Finding the missing side of a triangle might seem daunting, but with the right tools and understanding, it's a straightforward process. This guide will walk you through various methods, ensuring you can tackle any triangle problem with confidence. We'll cover different scenarios, from right-angled triangles to those with more complex angles.
Understanding Triangle Types and Properties
Before diving into calculations, let's quickly refresh our knowledge of triangle types:
- Right-angled triangles: These triangles have one angle measuring 90 degrees. They're the easiest to work with, thanks to the Pythagorean theorem.
- Acute triangles: All angles are less than 90 degrees.
- Obtuse triangles: One angle is greater than 90 degrees.
Knowing the type of triangle helps you select the appropriate method for finding the missing side. Key properties to remember include:
- Sum of angles: The sum of the three interior angles of any triangle always equals 180 degrees.

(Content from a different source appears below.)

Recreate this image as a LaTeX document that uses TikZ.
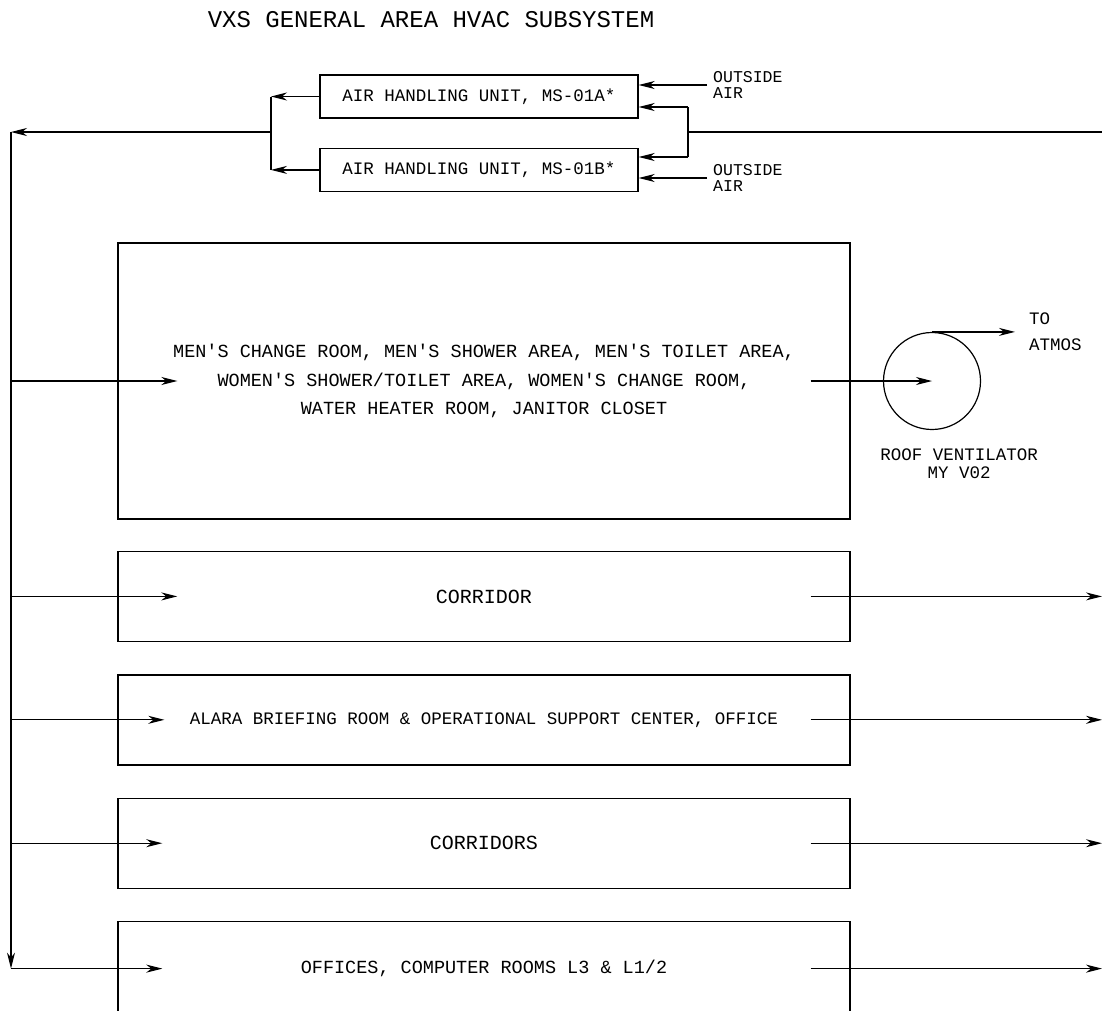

- Sides and angles: The relationship between the lengths of the sides and the sizes of the angles is crucial for solving triangle problems. Longer sides are opposite larger angles.
Finding the Missing Side in a Right-Angled Triangle
This is the simplest case. The Pythagorean theorem is your best friend here:
a² + b² = c²
Where:
- a and b are the lengths of the two shorter sides (legs) of the right-angled triangle.
- c is the length of the hypotenuse (the side opposite the right angle).
Example:
Let's say you have a right-angled triangle with side a = 3 cm and side b = 4 cm. To find the hypotenuse (c), you would:
- Substitute the values into the equation: 3² + 4² = c²
- Calculate: 9 + 16 = c²
- Solve for c: c² = 25, therefore c = 5 cm
If you know the hypotenuse and one leg, you can rearrange the equation to find the other leg.
Finding the Missing Side in Other Triangles (Non-Right Angled)
For triangles that aren't right-angled, you'll need to use either the Law of Sines or the Law of Cosines.
The Law of Sines
This law relates the sides of a triangle to their opposite angles:
a/sin(A) = b/sin(B) = c/sin(C)
Where:
- a, b, and c are the lengths of the sides.
- A, B, and C are the angles opposite to sides a, b, and c respectively.
Use this law when you know:
- Two angles and one side (AAS or ASA)
- Two sides and an angle opposite one of them (SSA - be aware of the ambiguous case!)
The Law of Cosines
This law is useful when you know all three sides or two sides and the included angle:
c² = a² + b² - 2ab * cos(C)
Where:
- a, b, and c are the lengths of the sides.
- C is the angle opposite side c.
Choosing the Right Method
The choice between the Law of Sines and the Law of Cosines depends on the information you have. Always carefully examine the given data before selecting a method. A diagram often helps visualize the problem.
Practical Applications and Tips
Finding missing sides of triangles has numerous applications in fields like:
- Engineering: Designing structures, calculating distances.
- Surveying: Determining land areas and distances.
- Navigation: Calculating distances and directions.
- Physics: Solving problems involving vectors and forces.
Tips for Success:
- Draw a diagram: Visualizing the problem makes it much easier to understand.
- Label sides and angles: Clear labeling avoids confusion.
- Use a calculator: Accurate calculations are essential, especially when dealing with decimals.
- Check your answer: Make sure your answer makes sense in the context of the problem.
Mastering these techniques empowers you to solve a wide variety of geometric problems. Remember to practice regularly to build your confidence and proficiency. Understanding the different methods and when to apply them is key to success in finding that missing side!